Ochaya Majlis. Studio Nada Debs x de Gournay at Alserkal Avenue

Words By Allegra Salvadori

February 27, 2026

During Ramadan, space acquires a different tempo. It slows. It listens. It gathers.

At her newly opened boutique in Alserkal Avenue, Nada Debs invites this quieter rhythm through Ochaya Majlis, a month-long installation created in dialogue with the London-based house of hand-painted wallpapers, de Gournay. Inaugurated with a private Suhoor and on view until March 29, the project unfolds as both teahouse and majlis — a structure of hospitality that bridges geographies without collapsing their distinctions.

Nada Debs x Degournay Process 7

The installation takes the form of an elevated wooden pavilion.

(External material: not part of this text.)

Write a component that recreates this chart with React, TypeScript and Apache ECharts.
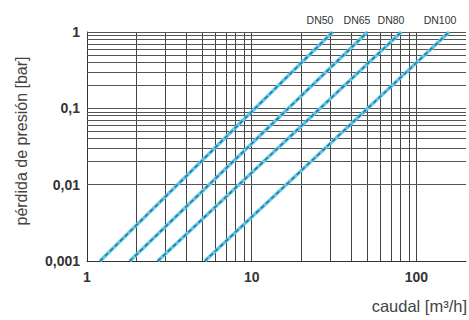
import React, { useEffect, useRef } from "react";
import * as echarts from "echarts";

const seriesNames = ["DN50", "DN65", "DN80", "DN100"];
// [caudal, pérdida] endpoints for each straight log-log line
const dn50 = [[1.2, 0.001], [31, 1]];
const dn65 = [[1.82, 0.001], [50.5, 1]];
const dn80 = [[2.69, 0.001], [81, 1]];
const dn100 = [[5.19, 0.001], [158, 1]];
const seriesData = [dn50, dn65, dn80, dn100];

const xGrid = [2, 3, 4, 5, 6, 7, 8, 9, 10, 20, 30, 40, 50, 60, 70, 80, 90, 100];
const yGrid = [
  0.002, 0.003, 0.004, 0.005, 0.006, 0.007, 0.008, 0.009, 0.01,
  0.02, 0.03, 0.04, 0.05, 0.06, 0.07, 0.08, 0.09, 0.1,
  0.2, 0.3, 0.4, 0.5, 0.6, 0.7, 0.8, 0.9, 1,
];
const xTickLabels: Record<string, string> = { "1": "1", "10": "10", "100": "100" };
const yTickLabels: Record<string, string> = { "0.001": "0,001", "0.01": "0,01", "0.1": "0,1", "1": "1" };
const labelX = [320, 357, 391, 440];

function lookup(map: Record<string, string>, v: number) {
  const keys = Object.keys(map);
  for (const k of keys) {
    if (Math.abs(Math.log10(v) - Math.log10(parseFloat(k))) < 1e-6) return map[k];
  }
  return "";
}

export default function App() {
  const ref = useRef<HTMLDivElement>(null);
  useEffect(() => {
    const chart = echarts.init(ref.current!, null, { renderer: "svg" });
    const lines: any[] = [];
    seriesData.forEach((d, i) => {
      lines.push({
        type: "line",
        name: seriesNames[i],
        data: d,
        showSymbol: false,
        z: 5,
        lineStyle: { color: "#66c6e8", width: 3.5 },
      });
      lines.push({
        type: "line",
        name: seriesNames[i] + "_d",
        data: d,
        showSymbol: false,
        z: 6,
        lineStyle: { color: "#1d7c9e", width: 1.5, type: [4, 3] },
      });
    });
    chart.setOption({
      animation: false,
      grid: { left: 87, right: 2, top: 32, bottom: 59 },
      xAxis: {
        type: "log",
        logBase: 10,
        min: 1,
        max: 200,
        axisLine: { show: true, lineStyle: { color: "#333", width: 1 } },
        axisTick: { show: false },
        splitLine: { show: false },
        axisLabel: {
          formatter: (v: number) => lookup(xTickLabels, v),
          color: "#333",
          fontFamily: "Liberation Sans, Arial",
          fontWeight: "bold",
          fontSize: 14,
          margin: 9,
          showMinLabel: true,
          showMaxLabel: true,
        },
      },
      yAxis: {
        type: "log",
        logBase: 10,
        min: 0.001,
        max: 1,
        axisLine: { show: true, lineStyle: { color: "#333", width: 1 } },
        axisTick: { show: false },
        splitLine: { show: false },
        axisLabel: {
          formatter: (v: number) => lookup(yTickLabels, v),
          color: "#333",
          fontFamily: "Liberation Sans, Arial",
          fontWeight: "bold",
          fontSize: 14,
          margin: 7,
        },
      },
      graphic: [
        ...seriesNames.map((n, i) => ({
          type: "text",
          x: labelX[i],
          y: 20,
          style: {
            text: n,
            fill: "#333",
            font: "10.5px 'Liberation Sans', Arial",
            textAlign: "center",
            textVerticalAlign: "middle",
          },
        })),
        {
          type: "text",
          x: 467,
          y: 306,
          style: {
            text: "caudal [m³/h]",
            fill: "#444",
            font: "16.5px 'Liberation Sans', Arial",
            textAlign: "right",
            textVerticalAlign: "middle",
          },
        },
        {
          type: "text",
          x: 21,
          y: 141,
          rotation: Math.PI / 2,
          style: {
            text: "pérdida de presión [bar]",
            fill: "#444",
            font: "16px 'Liberation Sans', Arial",
            textAlign: "center",
            textVerticalAlign: "middle",
          },
        },
      ],
      series: [
        {
          type: "line",
          name: "grid",
          data: [],
          z: 2,
          markLine: {
            silent: true,
            symbol: ["none", "none"],
            label: { show: false },
            lineStyle: { color: "#444", width: 1, type: "solid" },
            data: [
              ...xGrid.map((v) => ({ xAxis: v })),
              ...yGrid.map((v) => ({ yAxis: v, lineStyle: { color: "#555", width: 1, type: "solid" } })),
            ],
          },
        },
        ...lines,
      ],
    });
    return () => chart.dispose();
  }, []);
  return (
    <div
      ref={ref}
      style={{ position: "absolute", left: 0, top: 0, width: 469, height: 320 }}
    />
  );
}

Shoji-like sliding screens temper light and movement; tatami flooring grounds the body. Inside, de Gournay’s hand-painted gold Portobello chinoiserie wallpaper glows with a restrained opulence, while the exterior is wrapped in wool sateen embroidered with plum blossom motifs. The dialogue is not decorative but tectonic: surface, structure, and ritual coalesce.

Nada Debs x Degournay Process 5

Debs’ signature diamond hand-carving pattern articulates the generous majlis seating, accompanied by mother-of-pearl zigzag tables and bespoke pebble seats developed in collaboration with de Gournay. The result is immersive yet intimate — an environment where Far Eastern and Middle Eastern references do not compete, but resonate. This is less East-meets-West than East-and-East: a subtle acknowledgement of parallel histories shaped by the Silk Route and sustained cultural exchange.

dG Nada Debs Plum Blossom D2

For Debs, who was raised in Japan and continues to maintain a deep connection to its craftsmanship traditions, the installation extends a long-standing exploration of duality — where cultures and mediums intersect to form new global conversations. For de Gournay, whose practice is rooted in artisanal techniques passed down through generations, the collaboration becomes a meditation on the handmade as the ultimate expression of luxury.

Presented during a month defined by reflection and gathering, Ochaya Majlis reframes the pop-up as something more enduring: a spatial thesis on craft, memory, and the architecture of exchange.